Submitted to: Near Infrared Spectroscopy Journal
Publication Type: Peer Reviewed Journal
Publication Acceptance Date: October 15, 2003
Publication Date: December 31, 2003
Citation: Reeves III, J.B., Delwiche, S.R. 2003. Statistical Analysis System program for spectral pre-treatments and partial least squares analysis [computer program]. Available: Journal of Near Infrared Spectroscopy software archive at http://www.nirpublications.com/software/index.html.
Interpretive Summary: Near-infrared spectroscopy uses light to determine the composition of products ranging from food to gasoline. In order to determine the composition of said materials using near-infrared it is necessary to develop a calibration for the product in question. Calibration development is the process of relating the spectral information to the composition of materials of interest using various statistical methods. While there are several different procedures used for calibration development, in almost all cases, it is necessary to pre-treat the spectral data in order to obtain the best results. These data pre-treatments are designed to both extract the most information possible from the spectra and also to reduce or remove differences in the spectra often not related to the composition itself, but rather to the physical properties of the sample such as particle size differences. Unfortunately, there are a great variety of such pre-treatments possible and it is often not possible to know exactly which treatment should be used without actually testing them all, a time consuming and tedious process. This work designed a program using SAS, a general statistical and programming package, which can test over 1000 different pre-treatments and produce summary reports defining how well each pre-treatment works. These summaries can them be used to reduce the number of pre-treatments to a few which can be studied in depth before deciding on the best calibration procedure to use.
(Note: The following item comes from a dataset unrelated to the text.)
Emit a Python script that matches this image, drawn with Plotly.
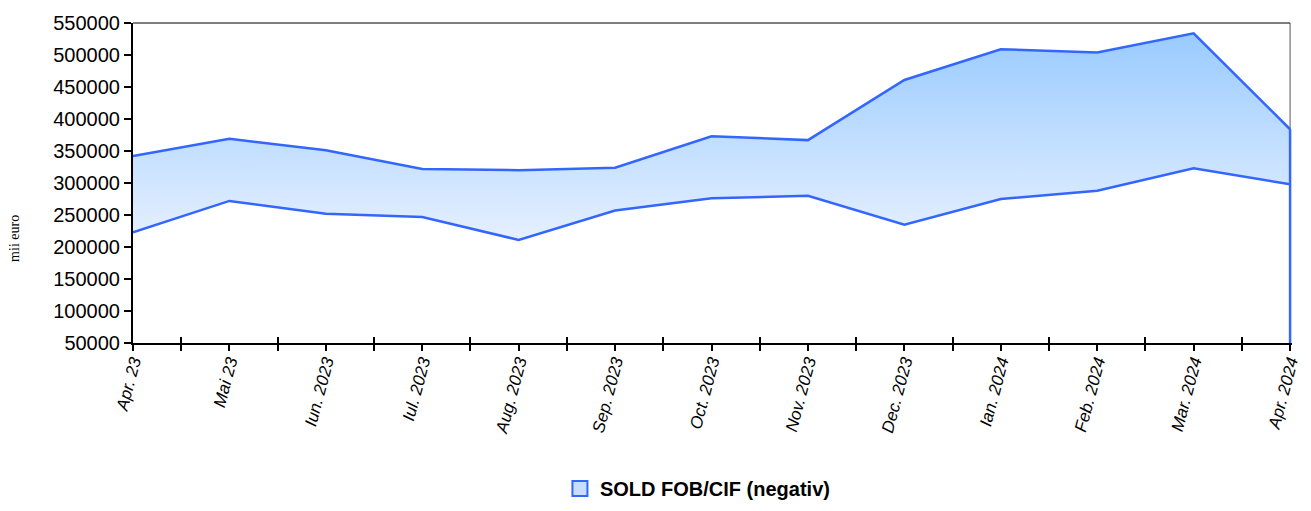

The objective of this work was to create a SAS program for the pre-treatment of spectral data and its subsequent utilization in an automated program for performing PLS. The resulting program requires two initial data sets: one consists of a GRAMS multifile (Galactic Industries, Inc, Salem, NH) and contains the spectral information only; the second file consists of an ASCII file in the form of the old GRAMS CFL file without the header information and contains the file identifications and analyte values. The essential function of the program is to create a file containing pre-treated and original spectral data which can then be used as input data to SAS PLS. The program as written is capable of creating over 1000 different data pre-treatments consisting of various combinations of derivatives (gap and Savitsky-Golay), scatter correction (multiplicative, standard normal variate with and without detrend, and detrend alone), mean centering and variance scaling and averaging or skipping of data points). PLS is run on each combination of data pre-treatments for each analyte and two summaries produced in order of goodness of fit for each analyte analyzed. The first summary is based on the final calibration r-square with the number of factors determined by a Monte-Carlo type selection process. The second is based on the RMSE of the one-out cross validation with the number of factors determined by the F-test. In conclusion, this program allows for the rapid and simply testing of thousands of possible PLS calibrations using SAS.